Allen, 33, has recorded several CDs and performed around the world.

He has performed for President Barack Obama and has lent his musical talents, time and energy to a host of charity events and youth mentoring programs.

Still, Allen said that last month’s incident was not the first time he’s been pulled over by the cops and released. This time was simply the worst.

“That’s just, again, the life of a Black guy, that looks like me, dresses like me, talks like me,” Allen said.

State police told WWL that they have tried to reach out to Allen since the incident, through his public relations specialist, but have yet to hear back.

Allen said state police have not contacted him, although he says NOPD heard about the incident and asked him to file a complaint with the Public Integrity Bureau to be forwarded to state police. Slaton says state police will only investigate first-person complaints.

Now, Allen said last week that he just wants an apology and plans to file a formal complaint.

WWL-TV said Monday that it has filed a public records request for the dash cam video from the incident and is awaiting a response.

For some, the Allen incident brings to mind another racial profiling case involving state troopers. Last year, two Black teens were racially profiled and assaulted by plainclothes state troopers in the French Quarter over the Mardi Gras weekend. Ferdinand Hunt and Sidney Newman were waiting for one of the boys’ mother, who was an NOPD Officer, to bring them a meal after a Carnival parade when they were surrounded by plainclothes state troopers and forced to the ground.

After the incident, the Landrieu administration and NOPD officials denied any involvement by local police in the incident, although video footage was released that showed a white female NOPD officer instructing the plainclothes state troopers to confront the teens.

The families of both teens have filed formal complaints with the U.S. Department of Justice.

In other NOPD-related news, an officer faces domestic abuse charges and has been placed on emergency suspension after she was arrested July 27.

Police said that Officer Stephanie Caldwell was involved in an altercation about 3:30 a.m. on July 27 in the 1700 block of North Broad Street, FOX News reported.

During the incident, police say Caldwell attempted to strike a 47-year-old man with her vehicle. As the victim attempted to flee from Caldwell, police say she drove against traffic to pursue the man, striking a parked car on Onzaga Street before crashing into a wooden post. The wooden post was reportedly broken in half the impact of the crash left the police car inoperable, authorities said.
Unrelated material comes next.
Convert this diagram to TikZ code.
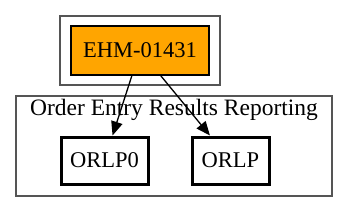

After undergoing alcohol and drug testing and receiving medical clearance, the NOPD Public Integrity Bureau arrested and booked Caldwell with aggravated assault, simple battery, reckless operation of a vehicle, hit & run and driving against traffic.

The victim, whose name was not released, was not injured in the incident.

Caldwell was immediately placed on emergency suspension without pay pending the outcome of a Public Integrity Bureau investigation.

Caldwell is a 10-year veteran of the NOPD and was most recently assigned to the Special Operation Division Tactical Unit.